The contract gave either party the right to terminate the contract with 60 days written notice. The Board has previously held that similar provisions give the contracting officer wide discretion and the decision to terminate will be upheld unless it is exercised in bad faith or constitutes an abuse of discretion. Package Plus of S.W. FL Inc., PSBCA No.3674, 95-2 BCA ¶ 27,762; Michael J. Earl, PSBCA No. 3332, 93-3 BCA ¶ 26,234. Appellant has not shown that the contracting officer either acted in bad faith or abused his discretion in terminating her contract. Sufficient reason existed for termination. Appellant’s partner, Mr. Grames, admitted he stole postal funds while working at another CPU operated by Appellant (FOF 3). Based on his embezzlement, the contracting officer had sufficient reason to bar Mr. Grames from the premises and to terminate a contract to which he was a party. The contracting officer neither acted in bad faith nor abused his discretion in his decision to terminate the contract.[4]
Accordingly, the appeal is denied.
William K. Mahn
Administrative Judge
Board Member
I concur:
James A. Cohen
Administrative Judge
Chairman
I concur:
David I. Brochstein
Administrative Judge
Vice Chairman
[1] In her Supplement to the Complaint and Reply to the Supplemental Appeal File, Appellant asserts that she was in sole control of the CPU and that she only listed Mr. Grames’ name on the bid so that he would be able to earn a living if something happened to her. However, since Mr. Grames signed the contract, he can properly be considered a party to it.
[2] On August 9, 1995, Mr. Grames’ amended Pretrial Intervention Agreement with the State of Florida was finalized. Under the Agreement, Mr. Grames admitted his wrongdoing and agreed to pay the Postal Service $13,778.80 in restitution, the amount of shortage at the Interstate CPU plus interest. (SAF Tab B(2)).
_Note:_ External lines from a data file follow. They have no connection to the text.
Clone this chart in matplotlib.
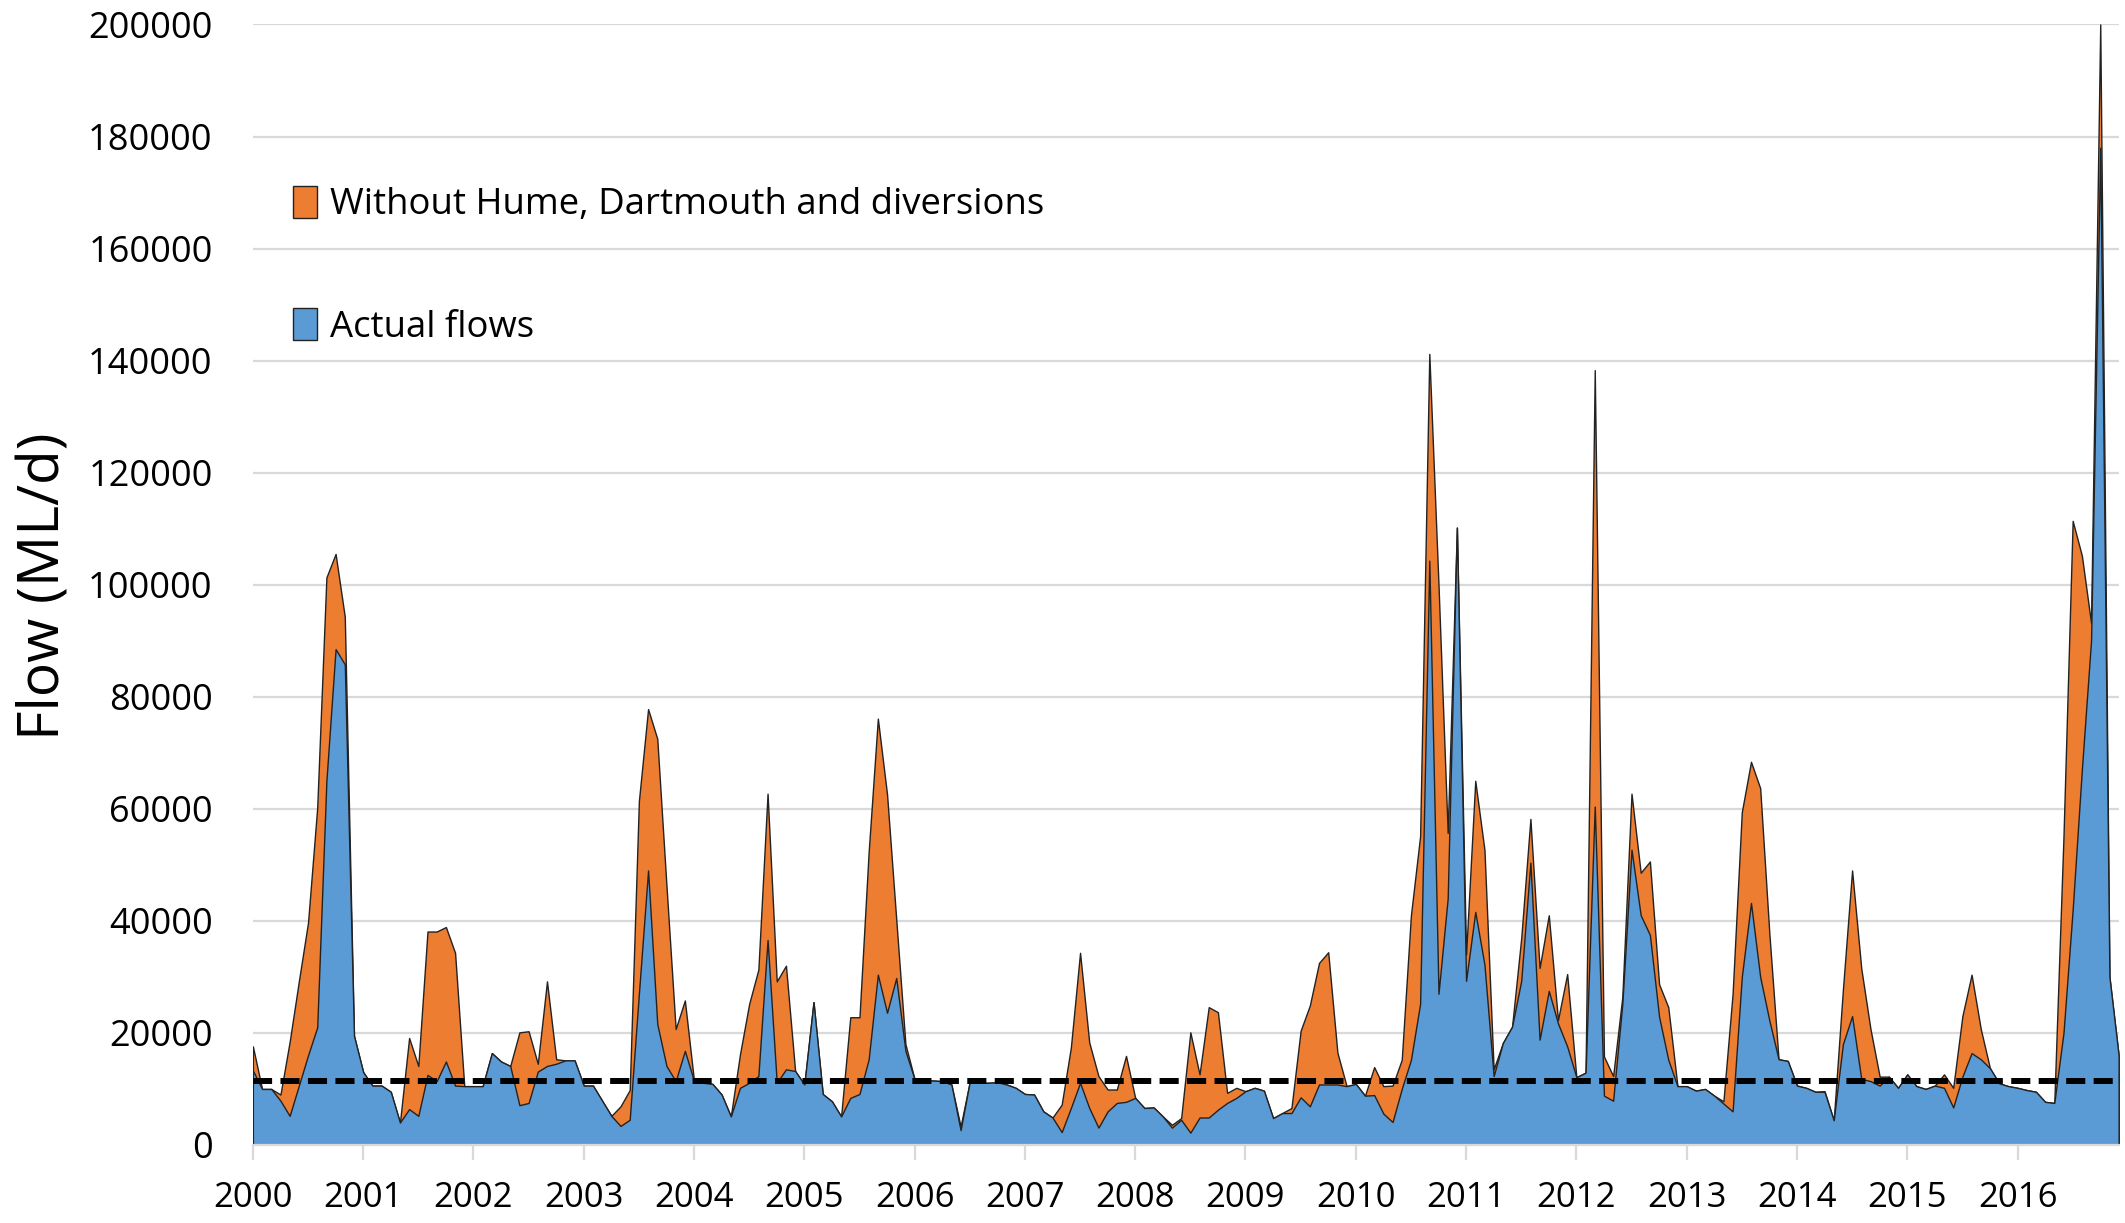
import numpy as np
import matplotlib.pyplot as plt
from matplotlib.patches import Patch

plt.rcParams['font.family'] = ['Open Sans', 'DejaVu Sans']

# monthly flows (ML/d), Jan 2000 .. Dec 2016
actual = [
    13300, 10000, 10000, 7900, 5200, 10600, 16000, 21000, 65000, 88500, 85800, 19500,   # 2000
    13000, 10600, 10600, 9500, 4000, 6400, 5200, 12500, 11400, 14900, 10600, 10500,     # 2001
    10500, 10500, 16400, 14900, 14100, 7100, 7500, 13100, 14100, 14500, 15100, 15100,   # 2002
    10600, 10600, 7900, 5200, 3400, 4500, 27000, 49000, 21600, 14100, 11400, 16800,     # 2003
    11400, 11100, 10900, 9000, 5100, 10200, 11100, 12300, 36600, 11100, 13500, 13200,   # 2004
    10800, 25500, 9100, 7800, 5100, 8400, 9100, 15300, 30400, 23600, 29800, 16800,      # 2005
    11700, 11500, 11500, 11400, 10800, 2650, 11300, 11100, 11100, 11200, 10800, 10200,  # 2006
    9100, 9000, 6000, 4900, 2300, 6600, 11100, 6600, 3100, 6000, 7500, 7700,            # 2007
    8400, 6600, 6700, 5100, 3100, 4500, 2200, 4900, 4900, 6300, 7500, 8400,             # 2008
    9600, 10200, 9700, 4800, 5700, 5700, 8500, 6900, 10800, 10800, 10800, 10500,        # 2009
    10900, 8800, 8900, 5600, 4100, 10000, 15200, 25200, 104300, 27000, 44000, 110200,   # 2010
    29300, 41600, 32200, 12300, 18200, 21100, 29300, 50400, 18800, 27500, 21700, 17600, # 2011
    12100, 12900, 60400, 8800, 7900, 25200, 52700, 41000, 37500, 22900, 15200, 10500,   # 2012
    10500, 9700, 10000, 8800, 7400, 6000, 30000, 43200, 30000, 22200, 15300, 15000,     # 2013
    10600, 10200, 9500, 9500, 4400, 18000, 23000, 11800, 11400, 10600, 12200, 10200,    # 2014
    12600, 10500, 10000, 10600, 10200, 6700, 12200, 16400, 15300, 13700, 11000, 10500,  # 2015
    10200, 9800, 9500, 7700, 7500, 20000, 42000, 67000, 90000, 178000, 30000, 16000,    # 2016
]

without_storages = [
    17600, 10000, 10000, 9000, 18400, 29200, 39700, 60200, 101300, 105500, 94300, 19500,  # 2000
    13000, 10600, 10600, 9500, 4000, 19100, 14100, 38100, 38100, 38900, 34300, 10500,      # 2001
    10500, 10500, 16400, 14900, 14100, 20100, 20300, 14500, 29200, 15300, 15100, 15100,    # 2002
    10600, 10600, 7900, 5200, 6900, 9800, 61400, 77800, 72500, 46300, 20700, 25800,        # 2003
    11400, 11100, 10900, 9000, 5100, 16200, 25200, 31300, 62700, 29200, 32000, 13200,      # 2004
    10800, 25500, 9100, 7800, 5100, 22800, 22800, 52300, 76100, 62600, 40300, 18000,       # 2005
    11700, 11500, 11500, 11400, 10800, 3300, 11300, 11100, 11100, 11200, 10800, 10200,     # 2006
    9100, 9000, 6000, 4900, 7200, 17400, 34300, 18300, 12300, 9900, 9900, 15900,           # 2007
    8400, 6600, 6700, 5100, 3600, 4800, 20100, 12600, 24600, 23700, 9300, 10200,           # 2008
    9600, 10200, 9700, 4800, 5700, 6600, 20400, 24900, 32500, 34400, 16500, 10500,         # 2009
    10900, 8800, 13900, 10500, 10600, 15200, 41000, 55100, 141200, 100000, 55700, 110200,  # 2010
    34000, 65000, 52700, 13500, 18200, 21100, 36900, 58200, 31600, 41000, 22300, 30500,    # 2011
    12100, 12900, 138300, 15800, 12300, 26400, 62700, 48600, 50600, 28700, 24600, 10500,   # 2012
    10500, 9700, 10000, 8800, 7800, 27000, 59400, 68400, 63700, 37700, 15300, 15000,       # 2013
    10600, 10200, 9500, 9600, 4400, 27700, 49000, 31500, 20700, 12200, 12200, 10200,       # 2014
    12600, 10500, 10000, 10600, 12600, 10200, 23000, 30400, 20700, 13700, 11000, 10500,    # 2015
    10200, 9800, 9500, 7700, 7500, 55000, 111400, 105200, 93200, 200000, 30000, 16000,     # 2016
]

threshold = 11500
years = list(range(2000, 2017))

t = 2000 + np.arange(len(actual)) / 12.0

fig = plt.figure(figsize=(21.25, 12.23), dpi=100)
ax = fig.add_axes([0.119, 0.0638, 0.878, 0.9162])

orange = '#ED7D31'
blue = '#5B9BD5'
grid_c = '#D9D9D9'

ax.fill_between(t, 0, without_storages, facecolor=orange, edgecolor='#222222', linewidth=1.0, zorder=2)
ax.fill_between(t, 0, actual, facecolor=blue, edgecolor='#222222', linewidth=1.0, zorder=3)
ax.axhline(threshold, color='black', linewidth=4.3, dashes=(3.2, 1.4), zorder=4)

ax.set_xlim(t[0], t[-1])
ax.set_ylim(0, 200000)
ax.set_yticks(np.arange(0, 200001, 20000))
ax.set_xticks(years)
ax.set_xticklabels([str(y) for y in years])

ax.grid(axis='y', color=grid_c, linewidth=1.6, zorder=0)
ax.set_axisbelow(True)
for s in ['top', 'right', 'left']:
    ax.spines[s].set_visible(False)
ax.spines['bottom'].set_color(grid_c)
ax.spines['bottom'].set_linewidth(1.6)
ax.spines['bottom'].set_zorder(5)

ax.tick_params(axis='x', direction='out', length=11, width=1.6, color=grid_c,
               labelsize=25, pad=15)
ax.tick_params(axis='y', length=0, labelsize=26, pad=29)

fig.text(0.021, 0.521, 'Flow (ML/d)', rotation=90, ha='center', va='center', fontsize=41)

handles = [Patch(facecolor=orange, edgecolor='#222222', linewidth=1.0),
           Patch(facecolor=blue, edgecolor='#222222', linewidth=1.0)]
ax.legend(handles, ['Without Hume, Dartmouth and diversions', 'Actual flows'],
          loc='upper left', bbox_to_anchor=(0.0214, 0.856), frameon=False,
          fontsize=26.3, handlelength=0.66, handleheight=0.98, handletextpad=0.35,
          labelspacing=2.32, borderpad=0, borderaxespad=0)

fig.savefig('out.png', dpi=100)
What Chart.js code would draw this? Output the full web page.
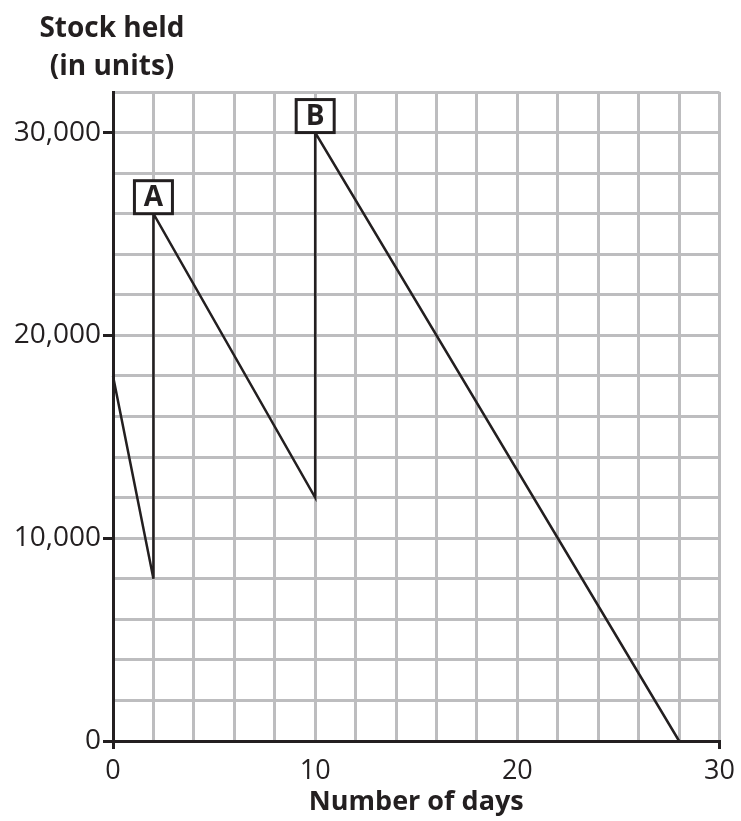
<!DOCTYPE html>
<html lang="en">
<head>
    <meta charset="UTF-8" />
    <title>Stock held</title>
    <script src="https://cdn.jsdelivr.net/npm/chart.js@4.4.0/dist/chart.umd.min.js"></script>
    <style>
        html, body { margin: 0; padding: 0; background: #fff; }
        #wrap { width: 741px; height: 821px; }
    </style>
</head>
<body>
    <div id="wrap"><canvas id="chart"></canvas></div>

    <script>
        // days and stock level (units)
        const days = [0, 2, 2, 10, 10, 28];
        const stock = [18000, 8000, 26000, 12000, 30000, 0];
        // boxed labels: [day, stock, text]
        const marks = [[2, 26000, 'A'], [10, 30000, 'B']];
        const xLabels = [0, 10, 20, 30];
        const yLabels = [0, 10000, 20000, 30000];

        const points = days.map((d, i) => ({ x: d, y: stock[i] }));
        const font = '"Open Sans", "Liberation Sans", sans-serif';

        // horizontal y title at top, and the A / B boxes
        const extras = {
            id: 'extras',
            afterDraw(chart) {
                const ctx = chart.ctx;
                const xs = chart.scales.x, ys = chart.scales.y;
                ctx.save();
                ctx.fillStyle = '#231f20';
                ctx.font = 'bold 28px ' + font;
                ctx.textAlign = 'center';
                ctx.textBaseline = 'middle';
                ctx.fillText('Stock held', 112, 29);
                ctx.fillText('(in units)', 112, 67);

                marks.forEach(([d, v, t]) => {
                    const px = xs.getPixelForValue(d);
                    const py = ys.getPixelForValue(v);
                    const w = 38, h = 33;
                    ctx.fillStyle = '#fff';
                    ctx.fillRect(px - w / 2, py - h, w, h);
                    ctx.strokeStyle = '#231f20';
                    ctx.lineWidth = 3;
                    ctx.strokeRect(px - w / 2, py - h, w, h);
                    ctx.fillStyle = '#231f20';
                    ctx.font = 'bold 28px ' + font;
                    ctx.fillText(t, px, py - h / 2 + 1);
                });
                ctx.restore();
            }
        };

        new Chart(document.getElementById('chart'), {
            type: 'scatter',
            data: {
                datasets: [{
                    data: points,
                    showLine: true,
                    borderColor: '#231f20',
                    borderWidth: 2.5,
                    pointRadius: 0,
                    clip: false
                }]
            },
            options: {
                responsive: true,
                maintainAspectRatio: false,
                animation: false,
                layout: { padding: { top: 92, right: 20, left: 0, bottom: 0 } },
                plugins: { legend: { display: false }, tooltip: { enabled: false } },
                scales: {
                    x: {
                        type: 'linear',
                        min: 0, max: 30,
                        afterFit(s) { s.height = 80; },
                        border: { color: '#231f20', width: 3 },
                        grid: {
                            color: '#bdbdbf',
                            lineWidth: 3,
                            tickLength: 8,
                            tickWidth: 3,
                            tickColor: c => (c.tick && (c.tick.value === 0 || c.tick.value === 30)) ? '#231f20' : 'rgba(0,0,0,0)'
                        },
                        ticks: {
                            stepSize: 2,
                            autoSkip: false,
                            maxRotation: 0,
                            padding: 6,
                            color: '#231f20',
                            font: { family: font, size: 27 },
                            callback: v => xLabels.includes(v) ? String(v) : ''
                        },
                        title: {
                            display: true,
                            text: 'Number of days',
                            color: '#231f20',
                            font: { family: font, size: 27, weight: 'bold' },
                            padding: { top: 0, bottom: 2 }
                        }
                    },
                    y: {
                        type: 'linear',
                        min: 0, max: 32000,
                        afterFit(s) { s.width = 113; },
                        border: { color: '#231f20', width: 3 },
                        grid: {
                            color: '#bdbdbf',
                            lineWidth: 3,
                            tickLength: 10,
                            tickWidth: 3,
                            tickColor: c => (c.tick && yLabels.includes(c.tick.value)) ? '#231f20' : 'rgba(0,0,0,0)'
                        },
                        ticks: {
                            stepSize: 2000,
                            autoSkip: false,
                            padding: 2,
                            color: '#231f20',
                            font: { family: font, size: 28 },
                            callback: v => yLabels.includes(v) ? v.toLocaleString('en-US') : ''
                        }
                    }
                }
            },
            plugins: [extras]
        });
    </script>
</body>
</html>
[3] Appellant originally sought compensation in the amount of $200,000.00 in her Complaint. In her Brief, Appellant increases the amount by $300,000.00, arguing that her original request was too low to fully compensate for her losses.
[4] Since Respondent properly terminated the contract on 60 days notice, there is no need to address Respondent’s arguments regarding “unclean hands” or damages.